ChatGPT解决这个技术问题 Extra ChatGPT

PySpark: java.lang.OutofMemoryError: Java heap space

I have been using PySpark with Ipython lately on my server with 24 CPUs and 32GB RAM. Its running only on one machine. In my process, I want to collect huge amount of data as is give in below code:

train_dataRDD = (train.map(lambda x:getTagsAndText(x))
.filter(lambda x:x[-1]!=[])
.flatMap(lambda (x,text,tags): [(tag,(x,text)) for tag in tags])
.groupByKey()
.mapValues(list))

When I do

training_data =  train_dataRDD.collectAsMap()

It gives me outOfMemory Error. Java heap Space. Also, I can not perform any operations on Spark after this error as it looses connection with Java. It gives Py4JNetworkError: Cannot connect to the java server.

It looks like heap space is small. How can I set it to bigger limits?

EDIT:

Things that I tried before running: sc._conf.set('spark.executor.memory','32g').set('spark.driver.memory','32g').set('spark.driver.maxResultsSize','0')

I changed the spark options as per the documentation here(if you do ctrl-f and search for spark.executor.extraJavaOptions) : http://spark.apache.org/docs/1.2.1/configuration.html

It says that I can avoid OOMs by setting spark.executor.memory option. I did the same thing but it seem not be working.

@bcaceiro: I see lot of spark options being set in the post. I dont use scala. I am using IPython. Do you know if I can set those options from within the shell?
@bcaceiro : Updated the question with suggestion from the post that you directed me too. It seems like there is some problem with JVM.

p
pg2455

After trying out loads of configuration parameters, I found that there is only one need to be changed to enable more Heap space and i.e. spark.driver.memory.

sudo vim $SPARK_HOME/conf/spark-defaults.conf
#uncomment the spark.driver.memory and change it according to your use. I changed it to below
spark.driver.memory 15g
# press : and then wq! to exit vim editor

Close your existing spark application and re run it. You will not encounter this error again. :)

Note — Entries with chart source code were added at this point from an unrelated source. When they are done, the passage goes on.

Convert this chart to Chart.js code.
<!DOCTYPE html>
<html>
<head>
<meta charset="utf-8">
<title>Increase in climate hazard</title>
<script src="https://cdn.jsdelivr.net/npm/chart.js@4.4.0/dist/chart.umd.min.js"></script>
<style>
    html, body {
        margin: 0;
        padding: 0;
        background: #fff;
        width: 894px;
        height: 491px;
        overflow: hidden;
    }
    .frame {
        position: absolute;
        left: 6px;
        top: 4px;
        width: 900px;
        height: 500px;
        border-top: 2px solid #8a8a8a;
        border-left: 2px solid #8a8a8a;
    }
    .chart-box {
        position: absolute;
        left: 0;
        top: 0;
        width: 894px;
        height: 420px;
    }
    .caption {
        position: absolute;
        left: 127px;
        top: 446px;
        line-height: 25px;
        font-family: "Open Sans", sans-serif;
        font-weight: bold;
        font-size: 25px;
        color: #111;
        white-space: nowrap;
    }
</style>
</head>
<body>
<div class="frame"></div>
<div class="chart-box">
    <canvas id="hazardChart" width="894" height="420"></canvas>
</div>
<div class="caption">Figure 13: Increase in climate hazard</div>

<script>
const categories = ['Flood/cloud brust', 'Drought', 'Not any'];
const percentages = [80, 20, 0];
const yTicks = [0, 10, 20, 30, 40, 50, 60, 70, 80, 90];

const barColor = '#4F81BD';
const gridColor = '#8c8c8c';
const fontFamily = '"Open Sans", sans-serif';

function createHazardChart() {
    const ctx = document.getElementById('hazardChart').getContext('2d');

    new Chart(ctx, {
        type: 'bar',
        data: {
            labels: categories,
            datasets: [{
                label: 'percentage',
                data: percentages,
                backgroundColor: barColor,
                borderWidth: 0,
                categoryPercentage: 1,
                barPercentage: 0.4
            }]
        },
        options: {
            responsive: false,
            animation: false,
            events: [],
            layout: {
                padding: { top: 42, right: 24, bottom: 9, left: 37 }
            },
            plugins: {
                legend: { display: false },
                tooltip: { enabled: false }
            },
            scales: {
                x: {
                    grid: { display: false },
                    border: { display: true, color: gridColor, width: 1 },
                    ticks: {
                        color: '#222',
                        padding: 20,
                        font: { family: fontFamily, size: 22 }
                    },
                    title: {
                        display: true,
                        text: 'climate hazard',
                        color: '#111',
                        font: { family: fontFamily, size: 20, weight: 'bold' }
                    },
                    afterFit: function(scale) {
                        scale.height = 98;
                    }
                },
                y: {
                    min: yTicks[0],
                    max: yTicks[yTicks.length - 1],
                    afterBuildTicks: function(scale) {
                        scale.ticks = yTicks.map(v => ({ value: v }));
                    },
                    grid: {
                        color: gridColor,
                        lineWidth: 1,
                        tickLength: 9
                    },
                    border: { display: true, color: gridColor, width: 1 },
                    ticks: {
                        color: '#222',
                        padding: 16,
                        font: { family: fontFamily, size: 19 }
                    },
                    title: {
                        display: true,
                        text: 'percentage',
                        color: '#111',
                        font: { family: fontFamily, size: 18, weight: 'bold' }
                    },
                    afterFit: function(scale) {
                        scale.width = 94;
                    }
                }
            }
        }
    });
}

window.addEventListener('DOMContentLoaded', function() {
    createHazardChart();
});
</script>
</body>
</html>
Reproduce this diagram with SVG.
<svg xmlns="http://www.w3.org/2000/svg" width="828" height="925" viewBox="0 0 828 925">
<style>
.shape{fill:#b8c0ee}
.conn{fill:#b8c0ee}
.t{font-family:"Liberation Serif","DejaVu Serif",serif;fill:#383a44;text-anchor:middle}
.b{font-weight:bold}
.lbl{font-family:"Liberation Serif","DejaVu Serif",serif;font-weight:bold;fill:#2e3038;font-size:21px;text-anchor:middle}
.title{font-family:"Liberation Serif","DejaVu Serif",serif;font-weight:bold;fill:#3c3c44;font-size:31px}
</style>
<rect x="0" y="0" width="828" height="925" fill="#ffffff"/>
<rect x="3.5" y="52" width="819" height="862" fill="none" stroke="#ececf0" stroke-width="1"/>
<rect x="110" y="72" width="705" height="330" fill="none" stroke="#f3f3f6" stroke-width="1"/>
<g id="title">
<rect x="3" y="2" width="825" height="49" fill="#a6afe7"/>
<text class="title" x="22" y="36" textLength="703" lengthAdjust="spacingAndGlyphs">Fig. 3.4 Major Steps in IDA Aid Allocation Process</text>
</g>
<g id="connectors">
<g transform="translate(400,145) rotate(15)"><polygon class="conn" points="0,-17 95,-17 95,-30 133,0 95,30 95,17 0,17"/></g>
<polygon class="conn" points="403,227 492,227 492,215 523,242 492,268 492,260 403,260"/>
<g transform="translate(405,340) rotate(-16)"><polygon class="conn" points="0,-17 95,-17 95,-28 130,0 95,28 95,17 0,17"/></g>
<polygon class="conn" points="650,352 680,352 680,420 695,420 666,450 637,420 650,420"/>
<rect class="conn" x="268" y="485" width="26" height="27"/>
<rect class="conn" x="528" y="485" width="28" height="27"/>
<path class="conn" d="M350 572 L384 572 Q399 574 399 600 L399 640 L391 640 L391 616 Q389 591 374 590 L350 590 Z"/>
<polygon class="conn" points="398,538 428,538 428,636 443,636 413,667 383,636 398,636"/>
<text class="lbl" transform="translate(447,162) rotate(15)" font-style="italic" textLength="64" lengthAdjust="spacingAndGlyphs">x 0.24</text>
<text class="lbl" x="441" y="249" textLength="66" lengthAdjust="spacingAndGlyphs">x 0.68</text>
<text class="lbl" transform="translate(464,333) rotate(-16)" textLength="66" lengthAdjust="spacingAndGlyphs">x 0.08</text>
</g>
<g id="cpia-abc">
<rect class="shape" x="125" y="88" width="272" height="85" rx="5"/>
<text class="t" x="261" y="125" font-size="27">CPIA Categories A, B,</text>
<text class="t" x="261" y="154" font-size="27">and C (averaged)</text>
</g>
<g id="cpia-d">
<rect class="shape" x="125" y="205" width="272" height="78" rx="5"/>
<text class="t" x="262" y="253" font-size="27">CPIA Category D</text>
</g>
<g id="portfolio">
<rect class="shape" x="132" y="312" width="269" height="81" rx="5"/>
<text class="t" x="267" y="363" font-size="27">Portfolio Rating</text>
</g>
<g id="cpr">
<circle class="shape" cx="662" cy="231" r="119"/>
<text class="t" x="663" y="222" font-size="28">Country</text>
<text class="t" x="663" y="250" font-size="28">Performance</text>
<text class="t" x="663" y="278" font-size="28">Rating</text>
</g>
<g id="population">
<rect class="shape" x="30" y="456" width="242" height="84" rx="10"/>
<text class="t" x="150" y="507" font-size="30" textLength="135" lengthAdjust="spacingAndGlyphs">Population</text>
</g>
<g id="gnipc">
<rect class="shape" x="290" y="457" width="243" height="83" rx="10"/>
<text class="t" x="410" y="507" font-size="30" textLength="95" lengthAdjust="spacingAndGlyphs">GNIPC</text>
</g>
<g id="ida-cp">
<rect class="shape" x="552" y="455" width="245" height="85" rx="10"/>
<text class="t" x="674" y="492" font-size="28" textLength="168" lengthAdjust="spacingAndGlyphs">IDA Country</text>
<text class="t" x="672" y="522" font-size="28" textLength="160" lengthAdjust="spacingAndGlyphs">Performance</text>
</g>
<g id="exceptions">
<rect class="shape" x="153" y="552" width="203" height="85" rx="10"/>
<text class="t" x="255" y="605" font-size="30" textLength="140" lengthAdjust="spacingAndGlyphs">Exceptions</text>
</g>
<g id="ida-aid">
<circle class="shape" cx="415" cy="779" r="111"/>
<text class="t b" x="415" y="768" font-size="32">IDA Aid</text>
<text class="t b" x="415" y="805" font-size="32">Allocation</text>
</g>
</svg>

Can you change this conf value from the actual script (ie. set('spark.driver.memory','15g')) ?
I tried doing it but was not successful. I think it need to restart with new global parameters.
From docs: spark.driver.memory "Amount of memory to use for the driver process, i.e. where SparkContext is initialized. (e.g. 1g, 2g). Note: In client mode, this config must not be set through the SparkConf directly in your application, because the driver JVM has already started at that point. Instead, please set this through the --driver-memory command line option or in your default properties file."
I was running the Spark code using SBT run from IDEA SBT Console, the fix for me was to add -Xmx4096M -d64 to the java VM parameters that get passed on the SBT Console launch. This is under Other settings -> SBT.
Spark keeps evolving. So you might have to look into its documentation and find out the configuration parameters that correlate to the memory allocation.
l
louis_guitton

If you're looking for the way to set this from within the script or a jupyter notebook, you can do:

from pyspark.sql import SparkSession

spark = SparkSession.builder \
    .master('local[*]') \
    .config("spark.driver.memory", "15g") \
    .appName('my-cool-app') \
    .getOrCreate()

F
Francesco Boi

I had the same problem with pyspark (installed with brew). In my case it was installed on the path /usr/local/Cellar/apache-spark.

The only configuration file I had was in apache-spark/2.4.0/libexec/python//test_coverage/conf/spark-defaults.conf.

As suggested here I created the file spark-defaults.conf in the path /usr/local/Cellar/apache-spark/2.4.0/libexec/conf/spark-defaults.conf and appended to it the line spark.driver.memory 12g.